Thursday, March 20, 2014

"That Exaltation of the Autonomous Self—Whether in the Bedroom or the Shopping Mall—Had Deep Roots in the Nation’s Emersonian and Radical Protestant Traditions"

"Marsden is clear-eyed in describing the forces, especially the economic ones, which did so much to weaken community ties and authority in the 1950s and ’60s. Those pressures have hardly lessened. If anything, community is more ad hoc and transient than ever. The historian Mark Lilla addressed such developments in a 1998 essay in the New York Review of Books, 'A Tale of Two Reactions.' Analyzing much of the same cultural and political history as Marsden, Lilla asked why the social revolutions of the ’60s and the subsequent Reagan revolution of the ’80s have embedded themselves so deeply in American society. Those seemingly incompatible movements, he concluded, were in fact 'complementary, not contradictory,' each finding its spiritual source and justification in the radical democratic individualism of America’s Protestant heritage.
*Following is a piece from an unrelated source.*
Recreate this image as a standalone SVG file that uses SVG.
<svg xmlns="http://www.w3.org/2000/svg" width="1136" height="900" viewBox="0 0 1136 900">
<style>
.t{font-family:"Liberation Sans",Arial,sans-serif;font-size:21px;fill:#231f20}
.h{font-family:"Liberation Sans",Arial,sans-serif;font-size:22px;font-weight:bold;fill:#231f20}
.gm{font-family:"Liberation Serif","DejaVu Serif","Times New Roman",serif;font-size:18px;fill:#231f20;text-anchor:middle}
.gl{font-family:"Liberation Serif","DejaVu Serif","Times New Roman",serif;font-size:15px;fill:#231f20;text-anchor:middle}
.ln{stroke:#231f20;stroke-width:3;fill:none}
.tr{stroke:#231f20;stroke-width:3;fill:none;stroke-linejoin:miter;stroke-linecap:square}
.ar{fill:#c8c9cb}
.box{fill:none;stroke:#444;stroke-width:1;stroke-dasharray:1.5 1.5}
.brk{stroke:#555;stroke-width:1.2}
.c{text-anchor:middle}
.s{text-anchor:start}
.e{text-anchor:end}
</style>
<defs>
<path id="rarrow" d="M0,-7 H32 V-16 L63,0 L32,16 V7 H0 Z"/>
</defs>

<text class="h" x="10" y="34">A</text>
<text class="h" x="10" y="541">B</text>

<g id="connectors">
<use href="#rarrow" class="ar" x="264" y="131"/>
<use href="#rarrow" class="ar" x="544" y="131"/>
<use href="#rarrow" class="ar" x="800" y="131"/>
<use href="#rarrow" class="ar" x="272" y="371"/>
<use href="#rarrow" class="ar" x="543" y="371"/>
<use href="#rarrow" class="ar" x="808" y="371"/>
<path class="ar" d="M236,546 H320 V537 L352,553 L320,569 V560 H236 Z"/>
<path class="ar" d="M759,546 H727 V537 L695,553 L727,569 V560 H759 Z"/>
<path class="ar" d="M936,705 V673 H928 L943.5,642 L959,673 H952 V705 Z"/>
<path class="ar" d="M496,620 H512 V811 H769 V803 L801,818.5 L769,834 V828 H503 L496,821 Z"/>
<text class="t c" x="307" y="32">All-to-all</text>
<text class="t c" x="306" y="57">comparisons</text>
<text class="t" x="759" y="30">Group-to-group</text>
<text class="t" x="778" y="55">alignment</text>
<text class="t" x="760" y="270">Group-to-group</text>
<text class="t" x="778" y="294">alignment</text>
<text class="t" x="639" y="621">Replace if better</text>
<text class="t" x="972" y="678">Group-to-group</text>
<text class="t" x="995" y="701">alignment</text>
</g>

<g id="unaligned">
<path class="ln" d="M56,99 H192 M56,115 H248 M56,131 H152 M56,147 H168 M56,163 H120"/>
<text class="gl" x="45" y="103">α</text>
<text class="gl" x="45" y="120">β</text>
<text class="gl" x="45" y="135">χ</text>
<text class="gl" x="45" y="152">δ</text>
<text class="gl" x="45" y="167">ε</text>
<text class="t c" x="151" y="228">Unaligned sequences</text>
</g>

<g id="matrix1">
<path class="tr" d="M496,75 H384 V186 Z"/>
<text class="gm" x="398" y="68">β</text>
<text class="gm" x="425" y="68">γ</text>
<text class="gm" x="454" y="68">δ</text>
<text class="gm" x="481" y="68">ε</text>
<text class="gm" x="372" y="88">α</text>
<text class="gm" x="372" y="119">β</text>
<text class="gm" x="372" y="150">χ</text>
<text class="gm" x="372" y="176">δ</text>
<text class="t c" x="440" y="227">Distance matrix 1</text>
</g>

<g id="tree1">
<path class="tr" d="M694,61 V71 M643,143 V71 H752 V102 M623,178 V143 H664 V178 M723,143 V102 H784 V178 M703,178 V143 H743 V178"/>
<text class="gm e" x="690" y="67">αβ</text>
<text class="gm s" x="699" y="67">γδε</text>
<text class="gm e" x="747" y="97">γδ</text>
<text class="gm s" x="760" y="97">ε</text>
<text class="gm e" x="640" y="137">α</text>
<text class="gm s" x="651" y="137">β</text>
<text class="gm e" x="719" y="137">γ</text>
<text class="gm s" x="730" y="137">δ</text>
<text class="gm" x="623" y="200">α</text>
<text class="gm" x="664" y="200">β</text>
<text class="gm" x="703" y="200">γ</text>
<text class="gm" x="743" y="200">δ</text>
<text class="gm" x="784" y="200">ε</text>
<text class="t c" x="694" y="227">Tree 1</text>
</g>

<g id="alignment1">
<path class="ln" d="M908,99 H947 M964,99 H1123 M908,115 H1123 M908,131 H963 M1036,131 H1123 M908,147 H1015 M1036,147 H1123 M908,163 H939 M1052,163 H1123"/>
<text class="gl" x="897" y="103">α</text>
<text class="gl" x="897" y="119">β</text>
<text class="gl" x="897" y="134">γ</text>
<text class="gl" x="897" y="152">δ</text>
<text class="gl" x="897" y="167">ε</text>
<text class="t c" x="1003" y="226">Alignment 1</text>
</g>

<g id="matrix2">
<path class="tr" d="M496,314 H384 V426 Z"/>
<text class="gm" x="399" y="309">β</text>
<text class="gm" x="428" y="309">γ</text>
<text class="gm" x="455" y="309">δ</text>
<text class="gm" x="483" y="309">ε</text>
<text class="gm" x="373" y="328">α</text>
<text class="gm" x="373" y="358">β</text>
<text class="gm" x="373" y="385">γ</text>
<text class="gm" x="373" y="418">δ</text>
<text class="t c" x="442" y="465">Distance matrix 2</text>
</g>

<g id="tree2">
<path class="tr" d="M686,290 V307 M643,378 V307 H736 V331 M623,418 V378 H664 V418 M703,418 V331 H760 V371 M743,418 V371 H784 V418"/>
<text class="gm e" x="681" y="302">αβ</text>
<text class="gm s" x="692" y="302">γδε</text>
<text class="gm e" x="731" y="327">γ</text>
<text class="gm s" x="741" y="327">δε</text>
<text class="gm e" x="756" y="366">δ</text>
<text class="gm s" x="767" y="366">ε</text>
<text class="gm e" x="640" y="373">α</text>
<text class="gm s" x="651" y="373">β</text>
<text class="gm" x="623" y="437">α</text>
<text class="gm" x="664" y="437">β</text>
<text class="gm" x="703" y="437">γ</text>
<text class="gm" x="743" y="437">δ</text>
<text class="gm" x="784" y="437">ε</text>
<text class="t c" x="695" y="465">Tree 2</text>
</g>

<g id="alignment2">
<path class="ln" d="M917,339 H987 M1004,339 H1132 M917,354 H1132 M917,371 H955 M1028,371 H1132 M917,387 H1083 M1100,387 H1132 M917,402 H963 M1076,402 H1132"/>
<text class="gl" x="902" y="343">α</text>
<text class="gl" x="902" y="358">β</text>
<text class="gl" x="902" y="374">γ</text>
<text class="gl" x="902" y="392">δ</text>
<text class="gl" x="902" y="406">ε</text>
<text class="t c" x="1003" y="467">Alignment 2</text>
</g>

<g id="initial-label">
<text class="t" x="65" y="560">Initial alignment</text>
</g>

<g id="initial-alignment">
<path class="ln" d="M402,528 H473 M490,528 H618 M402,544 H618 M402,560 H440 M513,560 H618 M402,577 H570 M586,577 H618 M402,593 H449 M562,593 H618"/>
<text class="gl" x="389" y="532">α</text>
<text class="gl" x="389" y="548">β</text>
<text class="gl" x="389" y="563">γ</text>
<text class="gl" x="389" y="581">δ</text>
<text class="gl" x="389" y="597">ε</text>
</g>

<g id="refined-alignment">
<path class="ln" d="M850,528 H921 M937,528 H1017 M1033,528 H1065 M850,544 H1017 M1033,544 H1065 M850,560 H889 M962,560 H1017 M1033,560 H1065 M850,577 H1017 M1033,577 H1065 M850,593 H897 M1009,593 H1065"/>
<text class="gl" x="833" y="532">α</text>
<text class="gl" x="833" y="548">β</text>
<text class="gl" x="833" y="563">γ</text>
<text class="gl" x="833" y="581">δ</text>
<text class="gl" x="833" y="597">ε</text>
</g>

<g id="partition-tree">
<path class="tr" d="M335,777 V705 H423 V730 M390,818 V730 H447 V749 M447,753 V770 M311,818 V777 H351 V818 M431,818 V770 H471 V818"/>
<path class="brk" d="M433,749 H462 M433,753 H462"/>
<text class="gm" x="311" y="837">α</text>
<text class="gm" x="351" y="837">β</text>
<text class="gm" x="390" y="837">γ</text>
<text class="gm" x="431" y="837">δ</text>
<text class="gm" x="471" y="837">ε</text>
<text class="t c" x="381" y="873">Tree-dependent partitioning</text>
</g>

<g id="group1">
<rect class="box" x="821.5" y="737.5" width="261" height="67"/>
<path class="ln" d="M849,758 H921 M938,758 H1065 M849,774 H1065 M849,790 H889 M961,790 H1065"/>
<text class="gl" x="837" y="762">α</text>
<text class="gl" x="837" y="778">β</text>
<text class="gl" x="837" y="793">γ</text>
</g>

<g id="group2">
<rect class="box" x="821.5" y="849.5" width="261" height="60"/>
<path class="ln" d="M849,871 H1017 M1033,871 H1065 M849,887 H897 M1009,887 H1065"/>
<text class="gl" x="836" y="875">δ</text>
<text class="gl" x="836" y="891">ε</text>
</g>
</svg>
Reaganism, Lilla argued, was 'an extension of the same utopian vision' as the antinomianism of the ’60s—one viewing economic freedom as an inalienable right, the other individual personal and sexual expression. How, Lilla lamented, 'have our notions of equality and individualism been transformed to support a morally lax yet economically successful capitalist society'? Marsden wonders, along similar lines, how Americans can continue to find in individual self-determination and self-fulfillment 'a complete standard for a public philosophy that would adjudicate the hard questions that arise when individual interests conflict.'"


Paul Baumann in The Washington Monthly reviews George M. Marsden's The Twilight of the American Enlightenment: The 1950s and the Crisis of Liberal Belief.